Tax considerations also play a role in portfolio construction. Different investment types and accounts have varying tax implications. Income from dividends and capital gains from selling investments are subject to capital gains taxes.
Bond interest is taxed as ordinary income. Utilizing tax-advantaged accounts like IRAs or 401(k)s can help manage tax liabilities by allowing investments to grow tax-deferred or tax-free. Understanding the tax environment is important.

Setting Up and Monitoring Your Investments

After establishing financial readiness and an investment strategy, implement the plan and ensure it aligns with your objectives. This includes selecting a platform, opening and funding accounts, making initial investments, and regularly reviewing your portfolio.

Choosing an investment platform is a starting point. Options include online brokerage firms, offering self-directed trading, and robo-advisors, providing automated portfolio management. Human financial advisors offer personalized guidance. Online brokerage firms often have low or no trading commissions for stocks and ETFs, making them cost-effective.
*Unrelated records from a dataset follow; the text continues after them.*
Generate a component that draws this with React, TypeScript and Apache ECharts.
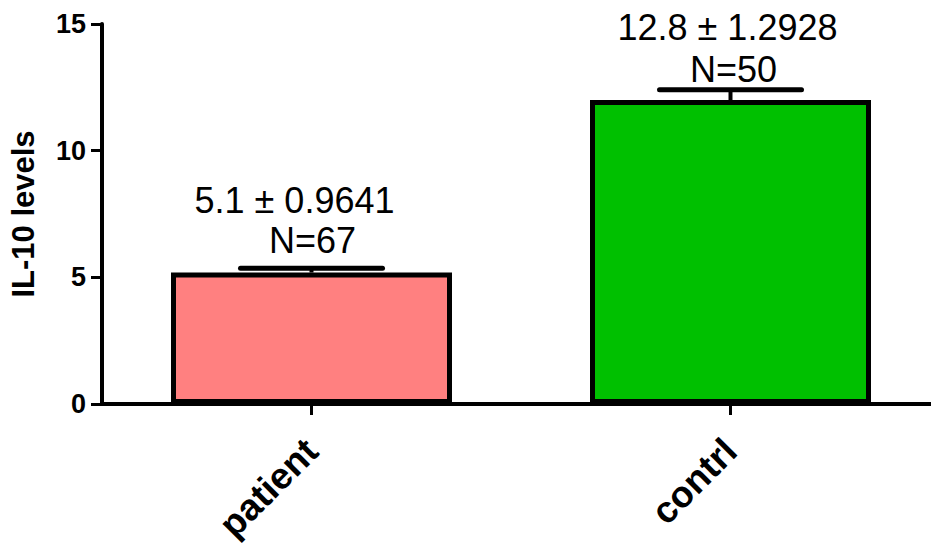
import React, { useEffect, useRef } from 'react';
import * as echarts from 'echarts';

const categories = ['patient', 'contrl'];
const means = [5.19, 12.0];
const errors = [0.17, 0.4];
const barColors = ['#FF8080', '#00C000'];
const statLabels = ['5.1 ± 0.9641', '12.8 ± 1.2928'];
const countLabels = ['N=67', 'N=50'];
const statLabelY = [8.05, 14.85];
const countLabelY = [6.47, 13.2];
const yMin = 0;
const yMax = 15;
const yStep = 5;

const FONT = "'Liberation Sans', Arial, Helvetica, sans-serif";

export default function App() {
  const ref = useRef<HTMLDivElement>(null);

  useEffect(() => {
    if (!ref.current) return;
    const chart = echarts.init(ref.current, undefined, { renderer: 'svg' });

    const statDx = [-17, -3];
    const countDx = [1, 3];

    const option: any = {
      animation: false,
      backgroundColor: '#ffffff',
      grid: { left: 102, right: -9, top: 24, bottom: 141, containLabel: false, outerBoundsMode: 'none' },
      xAxis: {
        type: 'category',
        data: categories,
        boundaryGap: true,
        axisLine: { show: true, lineStyle: { color: '#000', width: 4 } },
        axisTick: { show: true, alignWithLabel: true, length: 11, lineStyle: { color: '#000', width: 3 } },
        axisLabel: {
          rotate: 45,
          margin: 41,
          color: '#000',
          fontFamily: FONT,
          fontWeight: 'bold',
          fontSize: 37,
        },
        splitLine: { show: false },
      },
      yAxis: {
        type: 'value',
        min: yMin,
        max: yMax,
        interval: yStep,
        name: 'IL-10 levels',
        nameLocation: 'middle',
        nameRotate: 90,
        nameGap: 63,
        nameTextStyle: { color: '#000', fontFamily: FONT, fontWeight: 'bold', fontSize: 31 },
        axisLine: { show: true, lineStyle: { color: '#000', width: 4 } },
        axisTick: { show: true, length: 11, lineStyle: { color: '#000', width: 3 } },
        axisLabel: { margin: 16, color: '#000', fontFamily: FONT, fontWeight: 'bold', fontSize: 27 },
        splitLine: { show: false },
      },
      series: [
        {
          type: 'bar',
          data: means.map((v, i) => ({
            value: v,
            itemStyle: { color: barColors[i], borderColor: '#000', borderWidth: 5 },
          })),
          barWidth: 281,
          z: 2,
        },
        {
          type: 'custom',
          z: 3,
          clip: false,
          data: means.map((m, i) => [i, m, m + errors[i]]),
          renderItem: (params: any, api: any) => {
            const idx = api.value(0);
            const base = api.coord([idx, api.value(1)]);
            const top = api.coord([idx, api.value(2)]);
            const half = 71;
            const st = { stroke: '#000', lineWidth: 5, lineCap: 'round' };
            return {
              type: 'group',
              children: [
                { type: 'line', shape: { x1: top[0], y1: base[1], x2: top[0], y2: top[1] }, style: { stroke: '#000', lineWidth: 4 } },
                { type: 'line', shape: { x1: top[0] - half, y1: top[1], x2: top[0] + half, y2: top[1] }, style: st },
              ],
            };
          },
        },
        {
          type: 'custom',
          z: 4,
          clip: false,
          data: categories.map((c, i) => [i, statLabelY[i], countLabelY[i]]),
          renderItem: (params: any, api: any) => {
            const idx = api.value(0);
            const i = params.dataIndex;
            const p1 = api.coord([idx, api.value(1)]);
            const p2 = api.coord([idx, api.value(2)]);
            const ts = (text: string) => ({
              text,
              fill: '#000',
              fontFamily: FONT,
              fontSize: 36,
              fontWeight: 'normal',
              align: 'center',
              verticalAlign: 'middle',
            });
            return {
              type: 'group',
              children: [
                { type: 'text', x: p1[0] + statDx[i], y: p1[1], style: ts(statLabels[i]) },
                { type: 'text', x: p2[0] + countDx[i], y: p2[1], style: ts(countLabels[i]) },
              ],
            };
          },
        },
      ],
    };

    chart.setOption(option);
    return () => chart.dispose();
  }, []);

  return (
    <div
      ref={ref}
      style={{ position: 'fixed', left: 0, top: 0, width: 931, height: 545, background: '#fff' }}
    />
  );
}
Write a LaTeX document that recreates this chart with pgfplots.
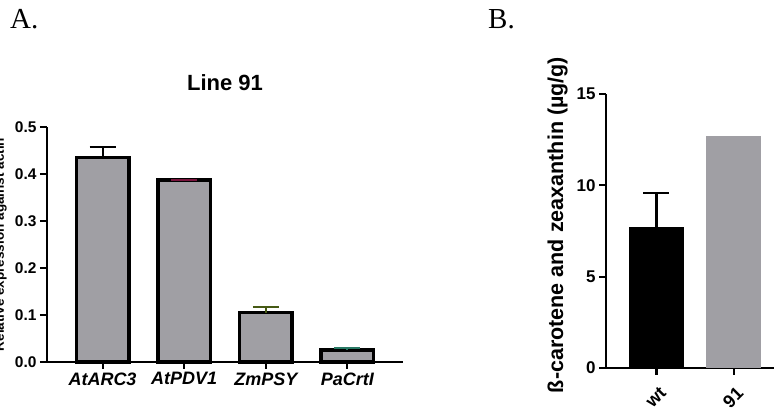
\documentclass[border=0pt]{standalone}
\usepackage{fontspec}
\setmainfont{Liberation Sans}
\newfontfamily\timesfont{Liberation Serif}
\usepackage{pgfplots}
\pgfplotsset{compat=1.18}

\definecolor{bargray}{RGB}{160,159,164}
\definecolor{errmaroon}{RGB}{120,20,60}
\definecolor{errolive}{RGB}{70,90,20}
\definecolor{errteal}{RGB}{40,120,100}

\pgfplotsset{
  prism/.style={
    scale only axis,
    axis lines=left,
    axis line style={-, line width=2pt},
    tick align=outside,
    major tick length=7pt,
    every tick/.style={line width=2pt, black},
    /pgf/number format/assume math mode=true,
    clip=false,
  },
}

\begin{document}
\begin{tikzpicture}

% panel labels
\node[anchor=base west, inner sep=0pt, font=\timesfont\fontsize{29}{29}\selectfont] at (10pt,385pt) {A.};
\node[anchor=base west, inner sep=0pt, font=\timesfont\fontsize{29}{29}\selectfont] at (488pt,385pt) {B.};

% A: expression, line 91
\begin{axis}[prism,
    at={(47pt,52pt)}, anchor=south west,
    width=356pt, height=235pt,
    xmin=-0.68, xmax=3.68, ymin=0, ymax=0.5,
    xtick={0,1,2,3},
    xticklabels={AtARC3,AtPDV1,ZmPSY,PaCrtI},
    xticklabel style={font=\fontsize{18}{18}\selectfont\bfseries\itshape},
    ytick={0,0.1,0.2,0.3,0.4,0.5},
    yticklabel style={/pgf/number format/.cd, fixed, fixed zerofill, precision=1, /tikz/.cd,
      font=\fontsize{15.5}{15.5}\selectfont\bfseries},
    title={Line 91},
    title style={font=\fontsize{22}{22}\selectfont\bfseries, anchor=base, at={(0.5,1)}, yshift=31pt},
    ylabel={Relative expression against actin},
    ylabel style={font=\fontsize{13.5}{13.5}\selectfont\bfseries, at={(axis description cs:-0.121,0.5)}, anchor=base},
  ]
  \addplot[ybar, bar width=0.643, bar shift=0pt, fill=bargray, draw=black, line width=3.5pt,
    error bars/.cd, y dir=plus, y explicit,
    error bar style={line width=2pt, black},
    error mark options={rotate=90, mark size=13pt, line width=2pt, black}]
    coordinates {(0,0.435) +- (0,0.023)};
  \addplot[ybar, bar width=0.643, bar shift=0pt, fill=bargray, draw=black, line width=3.5pt,
    error bars/.cd, y dir=plus, y explicit,
    error bar style={line width=2pt, errmaroon},
    error mark options={rotate=90, mark size=13pt, line width=2pt, errmaroon}]
    coordinates {(1,0.387) +- (0,0.001)};
  \addplot[ybar, bar width=0.643, bar shift=0pt, fill=bargray, draw=black, line width=3.5pt,
    error bars/.cd, y dir=plus, y explicit,
    error bar style={line width=2pt, errolive},
    error mark options={rotate=90, mark size=13pt, line width=2pt, errolive}]
    coordinates {(2,0.105) +- (0,0.011)};
  \addplot[ybar, bar width=0.643, bar shift=0pt, fill=bargray, draw=black, line width=3.5pt,
    error bars/.cd, y dir=plus, y explicit,
    error bar style={line width=2pt, errteal},
    error mark options={rotate=90, mark size=13pt, line width=2pt, errteal}]
    coordinates {(3,0.026) +- (0,0.004)};
\end{axis}

% B: carotenoid content
\begin{axis}[prism,
    at={(606pt,46pt)}, anchor=south west,
    width=174pt, height=274pt,
    axis line style={-, line width=2.3pt},
    every tick/.style={line width=2.3pt, black},
    xmin=-0.653, xmax=1.6, ymin=0, ymax=15,
    xtick={0,1},
    xticklabels={wt,91},
    xticklabel style={xshift=9pt, yshift=-13pt, rotate=45, anchor=east,
      font=\fontsize{18}{18}\selectfont\bfseries},
    ytick={0,5,10,15},
    yticklabel style={font=\fontsize{17}{17}\selectfont\bfseries},
    ylabel={ß-carotene and zeaxanthin (µg/g)},
    ylabel style={font=\fontsize{21.5}{21.5}\selectfont\bfseries, at={(axis description cs:-0.247,0.522)}, anchor=base},
  ]
  \addplot[ybar, bar width=0.714, bar shift=0pt, fill=black, draw=none,
    error bars/.cd, y dir=plus, y explicit,
    error bar style={line width=2.3pt, black},
    error mark options={rotate=90, mark size=13pt, line width=2.3pt, black}]
    coordinates {(0,7.72) +- (0,1.86)};
  \addplot[ybar, bar width=0.714, bar shift=0pt, fill=bargray, draw=none]
    coordinates {(1,12.7)};
\end{axis}

\pgfresetboundingbox
\useasboundingbox (0pt,0pt) rectangle (774pt,414pt);
\end{tikzpicture}
\end{document}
Opening an investment account involves an online application. You will provide personal information like Social Security number, address, and employment details for regulatory compliance. Most platforms require linking a bank account to facilitate fund transfers. The process is straightforward and often completed quickly.

Funding your account involves transferring funds into your investment account. Common methods include electronic transfers (ACH), which take a few business days to clear, or wire transfers for faster access (may incur a fee). Some platforms also accept checks or transfers from existing investment accounts. Confirm supported funding methods, limits, and fees.

Making initial investments involves purchasing securities on your platform. Navigate the platform to search for stocks, ETFs, or mutual funds using ticker symbols. Specify the investment amount and select an order type (e.g., market order, limit order). The platform executes the trade, and assets appear in your account.

Regular review and rebalancing are important for maintaining an effective portfolio. Periodically reviewing your portfolio ensures it remains consistent with your financial goals and risk tolerance. Market fluctuations can cause asset allocation to drift from targets. Rebalancing involves adjusting your asset allocation back to desired percentages, selling well-performing assets and buying those that lagged. This helps manage risk and keeps your portfolio aligned with your long-term strategy.

Considering ongoing contributions can enhance long-term wealth accumulation. Small, regular additions, like automated monthly transfers, benefit from dollar-cost averaging and compounding returns. Dollar-cost averaging involves investing a fixed amount regularly, regardless of market fluctuations, reducing volatility impact and potentially lowering average cost per share. This approach builds your investment base.